Искры в таёжной ночи - страница 14



– Вот чёрт! Разряжено же всё. Где у вас тут розетки?

– Вон за тем оленем, – улыбнулась хозяйка и щёлкнула очередной тумблер на стене.

Комната тут же наполнилась шелестом листьев, щебетом птиц, где-то, словно вдали слышалось токование глухаря. Женька поставил приборы на зарядку и стал рассматривать оленью голову, висевшую на стене.

– Это изюбрь. Отец подарил мне его на моё четырнадцатилетние. Точнее не подарил – сделал. Мы долго его выслеживали, потом подобрались, и я убила его с сотни шагов.

– Ты? – Женька опешил. – Хочешь сказать, что убила его сама?

Софья пожала плечами.

– А что такого? Здесь почти четверть трофеев мои.

Женька подошёл к свернувшейся под камнем черной змее.

– Эту тоже ты добыла?

– Нет. Признаться, змей я немного побаиваюсь. Это болотная гадюка. Отец наступил ей на хвост. Толстую кирзу эта тварь прокусить не смогла. Отец не хотел её убивать, но эта стала бросаться. Пришлось убить. Так сказать – вынужденная оборона. Вообще-то её укус не смертелен…

– Не смертелен? Я бы к такой на пушечный выстрел не подошёл.

Когда батарея фотовспышки зарядилась, Женька начал снимать. Когда он сделал не менее сотни снимков, Софья, отодвинув задёрнутую шторку, вошла в небольшую нишу.

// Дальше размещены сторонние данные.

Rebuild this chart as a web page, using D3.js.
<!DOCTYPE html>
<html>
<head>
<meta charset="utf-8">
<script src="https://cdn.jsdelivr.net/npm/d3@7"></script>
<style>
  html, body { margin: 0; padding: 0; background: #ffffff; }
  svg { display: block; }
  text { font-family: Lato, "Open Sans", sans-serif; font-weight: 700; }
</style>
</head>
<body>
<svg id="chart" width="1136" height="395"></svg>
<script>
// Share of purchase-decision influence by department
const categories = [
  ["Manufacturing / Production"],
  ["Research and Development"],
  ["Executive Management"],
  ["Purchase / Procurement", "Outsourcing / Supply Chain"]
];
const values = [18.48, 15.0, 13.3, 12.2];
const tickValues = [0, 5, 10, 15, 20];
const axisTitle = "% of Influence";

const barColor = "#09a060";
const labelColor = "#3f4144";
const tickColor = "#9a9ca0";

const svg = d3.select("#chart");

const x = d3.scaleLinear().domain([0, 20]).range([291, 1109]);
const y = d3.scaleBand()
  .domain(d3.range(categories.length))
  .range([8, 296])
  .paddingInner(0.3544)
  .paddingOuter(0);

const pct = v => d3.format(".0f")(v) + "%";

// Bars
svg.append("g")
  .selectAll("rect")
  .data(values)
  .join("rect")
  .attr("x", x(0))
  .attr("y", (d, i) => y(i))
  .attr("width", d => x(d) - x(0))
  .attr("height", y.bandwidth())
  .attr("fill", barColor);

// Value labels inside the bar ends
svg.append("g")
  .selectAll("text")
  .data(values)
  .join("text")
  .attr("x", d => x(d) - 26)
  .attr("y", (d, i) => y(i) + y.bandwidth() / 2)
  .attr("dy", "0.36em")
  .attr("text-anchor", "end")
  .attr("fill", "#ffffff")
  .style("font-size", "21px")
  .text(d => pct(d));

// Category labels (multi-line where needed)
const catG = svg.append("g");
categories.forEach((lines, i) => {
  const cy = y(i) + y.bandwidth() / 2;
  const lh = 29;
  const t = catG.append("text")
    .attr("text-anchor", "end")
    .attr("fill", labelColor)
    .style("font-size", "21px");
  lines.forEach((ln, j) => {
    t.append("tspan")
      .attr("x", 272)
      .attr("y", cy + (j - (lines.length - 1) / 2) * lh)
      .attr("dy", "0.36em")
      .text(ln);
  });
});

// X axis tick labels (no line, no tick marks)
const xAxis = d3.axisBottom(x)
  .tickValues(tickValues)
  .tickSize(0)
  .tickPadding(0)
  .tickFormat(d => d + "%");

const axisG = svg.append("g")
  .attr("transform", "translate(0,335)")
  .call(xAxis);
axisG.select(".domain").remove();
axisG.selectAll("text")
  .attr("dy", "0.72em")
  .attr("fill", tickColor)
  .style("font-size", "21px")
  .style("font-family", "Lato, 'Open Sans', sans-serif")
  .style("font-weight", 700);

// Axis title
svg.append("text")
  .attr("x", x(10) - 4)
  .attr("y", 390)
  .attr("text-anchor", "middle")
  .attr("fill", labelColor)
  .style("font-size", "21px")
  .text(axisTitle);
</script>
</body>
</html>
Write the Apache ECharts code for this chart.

– А здесь отец обычно оставляет последние работы… Что это? Нет!.. Да, нет же!.. Нет!..

Женька вздрогнул и чуть не выронил камеру. Софья, бледная как полотно, вышла из-за шторки. Плечи девушки повисли, в глазах застыл ужас. Она прошла к окну, открыла форточку, потом медленно опустилась на табурет.

– Там Белка. Как же такое могло… кто же её… почему?

Женька сдвинул брови:

– Белка? Что в этом такого? Я-то думал, ты там очередную змею увидела, причём живую.

– Говорю же тебе, там Белка.

Женька хмыкнул и сложил руки на груди.

– Я в этом доме уже двух белок видел и обоих уже заснял. А ещё видел куницу, выдру… не пойму, чего ты испугалась.

– Это не такая белка, а Белка – собака наша. Я-то думала, что отец с ней на охоту ушёл, а он…

Женька подошёл к нише и отодвинул шторку.

Белая грудь и передние лапы, чётные морда и спина. Животное сидело, выпрямив спину, и смотрело куда-то в сторону. Торчащие острые уши, высунутый язык, умные, немного грустные, глаза. В первое мгновение Женьке показалась, что она живая…

– Он из неё чучело сделал, – продолжала Софья, на щеках девушки выступили слёзы.

Женька подошёл к собаке, присел. Шкура в некоторых местах ещё не пристала к основе, от деревянной подставки пахло клеем. В нескольких местах вдоль швов из шкуры торчали иголки от медицинских шприцов.

– Её что, чем-то обкалывали?

Софья вытерла глаза и посмотрела на гостя строго:

– Это вместо булавок. Так шкуру крепят к основе, пока клей не просохнет. Знаешь что… думаю, на сегодня хватит экскурсий.

– В смысле?

– Мне нужно побыть одной. С отцом что-то случилось, я это чувствую. Я должна подумать – подумать, что предпринять. Помнишь место, где нас собаки облаяли?

– В самом начале деревни?

– Пойдёшь туда, там дом с красной крышей – он там один такой. Спросишь Чеботарёвых, скажешь, что от меня. Они тебя точно на постой пустят. А мне… мне нужно одной побыть. Зачем же он так с ней? Что-то тут всё-таки случилось.

– Уверена, что помощь не нужна? К тому же, я бы ещё поснимал.

– Уходи, говорю!

Глаза Софьи гневно сверкнули. Женька пожал плечами, уложил камеру в сумку, подхватил ноутбук и вышел за порог.

Микитэ

В юрте пахнет барсучьим жиром, палёной кожей и спиртом. Свесив голову, Микитэ сидит на войлочном тюфяке и шевелит кончиком ножа уже успевшие угаснуть и покрыться золой угли. На нем шаманская парка – вышитый яркими нитями кафтан с длинной бахромой на рукавах, с подвесками и лентами из разноцветных тканей. Нагрудник, прикрывающий грудь и живот украшен мелкими монетками и бубенцами. Рядом возле очага валяется головной убор из скреплённых медными кольцами кожаных ремней. На макушке деревянная фигурка в виде птицы.